Milâdî 1909 senesinin 13 Nisan’ında İstanbul’da Rûmî tarihle meşhûr olmuş “31 Mart Vak'ası” patlak verdi. Meşrutiyeti korumak için İstanbul’daki kışlalarda tutulan Avcı Taburlarından bir kısmı zabitlerini-komutanlarını kışlaya hapsederek “Yaşasın Şeriat” nâralarıyla sokaklara döküldü.
Bunlar sözde Sultan Abdülhamid taraftarları olup şeriatı savunuyorlardı. Ne var ki, sergerde bir şekilde sokaklara dökülüp güya “zındık İttihatçılar”ı avlamaya başladılar. Mahkemesiz olduğu için, yanlışlıkla da bazı kimseleri vurup kanlarına girdiler.
Bu meyandaki gösteriler ve yer yer kanlı hadiseler yaklaşık on gün kadar devam etti.
«
Merkezi Selanik’te olan 3. Ordu, İstanbul’daki gelişmeleri günü gününe takip ediyordu. Büyük ihtimalle, yaşanan provokatif hadiselerin içinde kendi adamları da vardı. Yani, önceden tasarlanmış olan “darbeyi olgunlaştırma” görevini yapıyorlardı.
Selanik’teki ordunun kurmay heyeti, “İstanbul’da meşrutiyete karşı irticaî ayaklanma var” gerekçesiyle hemen harekete geçti. Etraftan, içlerinde “Makedonya komitecileri”nin bulunduğu çok sayıda silâhlı grubu bir araya getirerek, İstanbul üzerine yürümeye karar verdi.
İstanbul'a doğru harekete geçen askerî birliğe yeni bir isim bulundu: Hareket Ordusu. Yekûn silahlı asker sayısı, birçok kaynakta 40 bin civarı olarak belirtiliyor.
«
Hareket Ordusu’nun başına Mahmut Şevket Paşa’yı monte ettiler. Ordu komutanı bir nevi kukla gibiydi. Esas işi sevk ve idare eden, beş kişilik “Kurmay Heyeti” idi. Başlarında da Kolağası-Yüzbaşı rütbesiyle Mustafa Kemal vardı.
Bu arada, beş kişilik heyette bulunanların tamamı Selânik doğumludur. Heyet, 1856 Bağdat doğumlu olan Mahmut Şevket Paşa’yı vitrine çıkararak onu paratoner olarak kullandı.
Selânik'ten yola çıkan Hareket Ordusu, 23 Nisan günü İstanbul'un giriş kapısı sayılan Yeşilköy'e vardı. O zamanki ismi Ayastefanos.

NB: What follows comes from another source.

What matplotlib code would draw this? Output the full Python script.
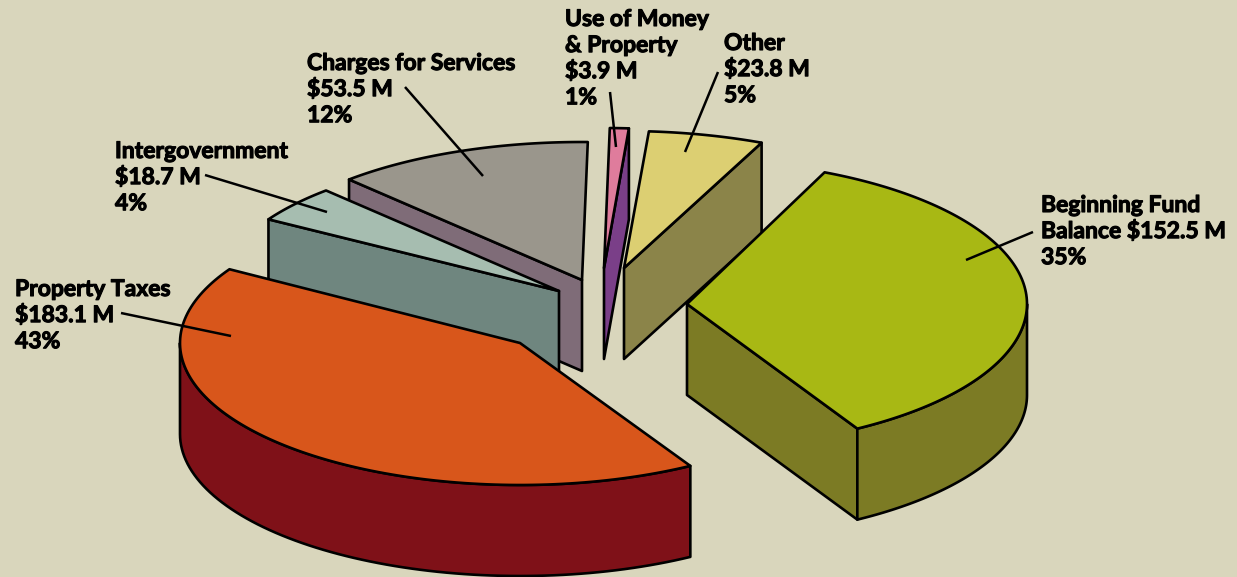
import numpy as np
import matplotlib
matplotlib.use("Agg")
import matplotlib.pyplot as plt
import matplotlib.patheffects as pe
from matplotlib.patches import Polygon

# revenue sources, clockwise from the top of the pie
sources = ["Other", "Beginning Fund Balance", "Property Taxes", "Intergovernment", "Charges for Services", "Use of Money & Property"]
amounts = [23.8, 152.5, 183.1, 18.7, 53.5, 3.9]
percents = [5, 35, 43, 4, 12, 1]

top_colors = ["#DCCF72", "#A8B814", "#D8561B", "#A6BDB0", "#9A968C", "#DF7C9C"]
side_colors = ["#8B8449", "#7C7B24", "#7F1118", "#6F867F", "#7F6C78", "#7A3F88"]

# how far each slice is pulled out of the pie, pixels
pull_x = [24, 87, -80, -41, -18, 4]
pull_y = [-38, -2, 37, -15, -26, -38]
# tilted height of each slice, the near ones come out a bit taller
radius_y = [137, 144, 142, 138, 138, 140]

BG = "#D9D6BC"
CX, CY = 600, 306   # pie centre, pixels
RX = 340
DEPTH = 91
START = 4.2   # degrees clockwise from 12 o'clock
LW = 1.9


def rim(ang, ox, oy, ry):
	# ang in degrees clockwise from the top
	t = np.radians(ang)
	return np.column_stack([ox + RX*np.sin(t), oy - ry*np.cos(t)])


def wall(ax, pts, color):
	pts = np.asarray(pts)
	low = pts[::-1] + [0, DEPTH]
	ax.add_patch(Polygon(np.vstack([pts, low]), closed=True, fc=color, ec="black", lw=LW, joinstyle="round"))


def draw_slice(ax, a0, a1, ox, oy, ry, top, side):
	apex = np.array([[ox, oy]])
	# only the faces turned to the viewer get drawn
	if np.sin(np.radians(a0)) < -0.03:
		wall(ax, np.vstack([apex, rim([a0], ox, oy, ry)]), side)
	if np.sin(np.radians(a1)) > 0.03:
		wall(ax, np.vstack([apex, rim([a1], ox, oy, ry)]), side)
	f0, f1 = max(a0, 90), min(a1, 270)
	if f1 > f0:
		wall(ax, rim(np.linspace(f0, f1, 80), ox, oy, ry), side)
	arc = rim(np.linspace(a0, a1, 120), ox, oy, ry)
	ax.add_patch(Polygon(np.vstack([apex, arc]), closed=True, fc=top, ec="black", lw=LW, joinstyle="round"))


fig = plt.figure(figsize=(12.37, 5.77), dpi=100, facecolor=BG)
ax = fig.add_axes([0, 0, 1, 1])
ax.set_xlim(0, 1237)
ax.set_ylim(577, 0)
ax.axis("off")

sweeps = np.array(amounts)/sum(amounts)*360
starts = START + np.concatenate([[0], np.cumsum(sweeps)[:-1]])

# back slices first so the front ones sit over them
for i in [5, 4, 0, 3, 1, 2]:
	draw_slice(ax, starts[i], starts[i]+sweeps[i], CX+pull_x[i], CY+pull_y[i], radius_y[i], top_colors[i], side_colors[i])

text_lines = [
	"Other\n${} M\n{}%",
	"Beginning Fund\nBalance ${} M\n{}%",
	"Property Taxes\n${} M\n{}%",
	"Intergovernment\n${} M\n{}%",
	"Charges for Services\n${} M\n{}%",
	"Use of Money\n& Property\n${} M\n{}%",
]
text_xy = [(724, 33), (1041, 195), (15, 279), (115, 141), (307, 53), (565, 9)]
leaders = [
	((718, 72), (685, 152)),
	((1033, 232), (966, 260)),
	((121, 313), (231, 336)),
	((205, 175), (327, 212)),
	((405, 87), (483, 176)),
	((610, 92), (616, 147)),
]

for i, s in enumerate(text_lines):
	lab = s.format(amounts[i], percents[i]).replace("$", r"\$")
	t = ax.text(text_xy[i][0], text_xy[i][1], lab, fontsize=16.5, fontfamily="Lato", fontweight="bold",
		va="top", ha="left", linespacing=1.3, color="black")
	t.set_path_effects([pe.withStroke(linewidth=0.8, foreground="black")])
	ax.plot(*zip(*leaders[i]), color="black", lw=1.8, solid_capstyle="butt")

fig.savefig("out.png", dpi=100, facecolor=BG)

Ordunun komuta heyeti, aynı gün, Âyân ve Mebûsan Meclisi [Meclis–i Millî] üyelerinin Yeşilköy’de toplanmasını istedi. Meclis Başkanı Talat Paşa’nın inisiyatifi ile, bütün Osmanlı’yı temsil eden Meclisler, kendi başına hareket eden Hareket Ordusu’nun bir nevi ayağına gelmiş oldu.
Ve, işte 23 Nisan günü, darbeci askerlerin ayağına gelen Millî Meclis’e şu brifing verildi:
- Hareket Ordusu, gece saatlerinde şehir merkezine girecek. Nümayişi bastırıp isyancıları te’dip edecek. Karşı gelenleri öldürmekten çekinmeyecek. Sıkıyönetimin ilân edilmesiyle birlikte ordu idareye el koymuş olacak. Sultan Abdülhamid’i tahttan indirip gerekirse onu da sorgulayacak. Adı isyana karışan kim varsa, tamamı tutuklanıp askerî mahkeme eliyle en ağır cezaya çarptırılacak.
Evet, işte 1909'un 23 Nisan'ında Millî Meclisin Hareket Ordusuna tâbi olmasıyla birlikte tasarlanan, düşünülen, konuşulan ve aynı gün tatbik sahasına konulan meseleler bunlardı. Bu da gösteriyor ki, o 23 Nisan günleri tesadüfî değildir.